Set down the material below word for word, excluding the pictures.

** START OF Dataset extract **

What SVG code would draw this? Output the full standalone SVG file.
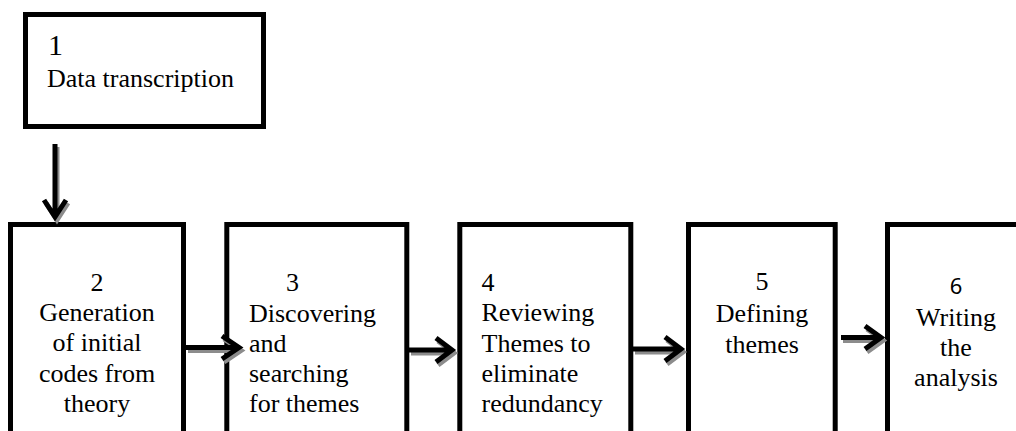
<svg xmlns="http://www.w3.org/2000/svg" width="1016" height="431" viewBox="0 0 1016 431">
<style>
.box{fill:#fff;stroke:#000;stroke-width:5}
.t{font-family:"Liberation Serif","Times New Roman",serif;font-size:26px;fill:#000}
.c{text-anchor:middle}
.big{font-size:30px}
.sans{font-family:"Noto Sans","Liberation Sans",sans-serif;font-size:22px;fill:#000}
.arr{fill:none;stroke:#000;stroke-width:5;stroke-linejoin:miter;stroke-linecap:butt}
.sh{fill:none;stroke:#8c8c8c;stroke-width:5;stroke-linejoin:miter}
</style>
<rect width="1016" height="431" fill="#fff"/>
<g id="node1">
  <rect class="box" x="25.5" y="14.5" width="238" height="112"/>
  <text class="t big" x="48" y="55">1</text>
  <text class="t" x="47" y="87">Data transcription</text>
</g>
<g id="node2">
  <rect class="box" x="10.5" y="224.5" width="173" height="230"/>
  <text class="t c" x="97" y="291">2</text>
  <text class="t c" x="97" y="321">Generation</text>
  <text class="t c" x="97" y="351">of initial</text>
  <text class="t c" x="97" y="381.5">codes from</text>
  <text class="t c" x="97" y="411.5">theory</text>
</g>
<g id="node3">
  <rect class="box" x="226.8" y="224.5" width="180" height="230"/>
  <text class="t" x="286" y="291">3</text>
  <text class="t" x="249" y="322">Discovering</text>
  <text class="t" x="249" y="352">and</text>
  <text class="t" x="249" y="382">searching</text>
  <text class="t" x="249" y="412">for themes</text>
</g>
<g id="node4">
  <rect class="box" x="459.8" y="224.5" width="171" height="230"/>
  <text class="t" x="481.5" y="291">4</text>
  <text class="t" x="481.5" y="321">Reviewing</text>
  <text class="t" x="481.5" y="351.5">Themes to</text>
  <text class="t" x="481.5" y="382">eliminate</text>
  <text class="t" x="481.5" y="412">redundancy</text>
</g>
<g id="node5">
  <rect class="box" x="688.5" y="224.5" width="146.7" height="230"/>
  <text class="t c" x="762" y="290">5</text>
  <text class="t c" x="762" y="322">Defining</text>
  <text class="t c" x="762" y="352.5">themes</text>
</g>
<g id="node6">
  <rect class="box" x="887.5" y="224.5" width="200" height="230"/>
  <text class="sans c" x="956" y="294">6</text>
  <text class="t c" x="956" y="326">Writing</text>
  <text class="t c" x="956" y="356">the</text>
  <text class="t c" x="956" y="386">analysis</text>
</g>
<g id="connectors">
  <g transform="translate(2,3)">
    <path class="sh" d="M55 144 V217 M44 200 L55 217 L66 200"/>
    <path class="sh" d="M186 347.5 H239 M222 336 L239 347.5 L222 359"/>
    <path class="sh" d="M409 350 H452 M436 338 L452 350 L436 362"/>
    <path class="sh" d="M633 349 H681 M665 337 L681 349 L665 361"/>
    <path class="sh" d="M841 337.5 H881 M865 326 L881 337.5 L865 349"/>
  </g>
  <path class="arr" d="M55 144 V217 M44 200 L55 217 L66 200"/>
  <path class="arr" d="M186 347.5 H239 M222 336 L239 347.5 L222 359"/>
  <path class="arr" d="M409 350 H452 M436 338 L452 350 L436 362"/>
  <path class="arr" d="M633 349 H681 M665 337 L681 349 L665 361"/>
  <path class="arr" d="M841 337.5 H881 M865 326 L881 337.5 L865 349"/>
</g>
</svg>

** END OF Dataset extract **

Task response –
What SVG code would draw this? Output the full standalone SVG file.
<svg xmlns="http://www.w3.org/2000/svg" width="1016" height="431" viewBox="0 0 1016 431">
<style>
.box{fill:#fff;stroke:#000;stroke-width:5}
.t{font-family:"Liberation Serif","Times New Roman",serif;font-size:26px;fill:#000}
.c{text-anchor:middle}
.big{font-size:30px}
.sans{font-family:"Noto Sans","Liberation Sans",sans-serif;font-size:22px;fill:#000}
.arr{fill:none;stroke:#000;stroke-width:5;stroke-linejoin:miter;stroke-linecap:butt}
.sh{fill:none;stroke:#8c8c8c;stroke-width:5;stroke-linejoin:miter}
</style>
<rect width="1016" height="431" fill="#fff"/>
<g id="node1">
  <rect class="box" x="25.5" y="14.5" width="238" height="112"/>
  <text class="t big" x="48" y="55">1</text>
  <text class="t" x="47" y="87">Data transcription</text>
</g>
<g id="node2">
  <rect class="box" x="10.5" y="224.5" width="173" height="230"/>
  <text class="t c" x="97" y="291">2</text>
  <text class="t c" x="97" y="321">Generation</text>
  <text class="t c" x="97" y="351">of initial</text>
  <text class="t c" x="97" y="381.5">codes from</text>
  <text class="t c" x="97" y="411.5">theory</text>
</g>
<g id="node3">
  <rect class="box" x="226.8" y="224.5" width="180" height="230"/>
  <text class="t" x="286" y="291">3</text>
  <text class="t" x="249" y="322">Discovering</text>
  <text class="t" x="249" y="352">and</text>
  <text class="t" x="249" y="382">searching</text>
  <text class="t" x="249" y="412">for themes</text>
</g>
<g id="node4">
  <rect class="box" x="459.8" y="224.5" width="171" height="230"/>
  <text class="t" x="481.5" y="291">4</text>
  <text class="t" x="481.5" y="321">Reviewing</text>
  <text class="t" x="481.5" y="351.5">Themes to</text>
  <text class="t" x="481.5" y="382">eliminate</text>
  <text class="t" x="481.5" y="412">redundancy</text>
</g>
<g id="node5">
  <rect class="box" x="688.5" y="224.5" width="146.7" height="230"/>
  <text class="t c" x="762" y="290">5</text>
  <text class="t c" x="762" y="322">Defining</text>
  <text class="t c" x="762" y="352.5">themes</text>
</g>
<g id="node6">
  <rect class="box" x="887.5" y="224.5" width="200" height="230"/>
  <text class="sans c" x="956" y="294">6</text>
  <text class="t c" x="956" y="326">Writing</text>
  <text class="t c" x="956" y="356">the</text>
  <text class="t c" x="956" y="386">analysis</text>
</g>
<g id="connectors">
  <g transform="translate(2,3)">
    <path class="sh" d="M55 144 V217 M44 200 L55 217 L66 200"/>
    <path class="sh" d="M186 347.5 H239 M222 336 L239 347.5 L222 359"/>
    <path class="sh" d="M409 350 H452 M436 338 L452 350 L436 362"/>
    <path class="sh" d="M633 349 H681 M665 337 L681 349 L665 361"/>
    <path class="sh" d="M841 337.5 H881 M865 326 L881 337.5 L865 349"/>
  </g>
  <path class="arr" d="M55 144 V217 M44 200 L55 217 L66 200"/>
  <path class="arr" d="M186 347.5 H239 M222 336 L239 347.5 L222 359"/>
  <path class="arr" d="M409 350 H452 M436 338 L452 350 L436 362"/>
  <path class="arr" d="M633 349 H681 M665 337 L681 349 L665 361"/>
  <path class="arr" d="M841 337.5 H881 M865 326 L881 337.5 L865 349"/>
</g>
</svg>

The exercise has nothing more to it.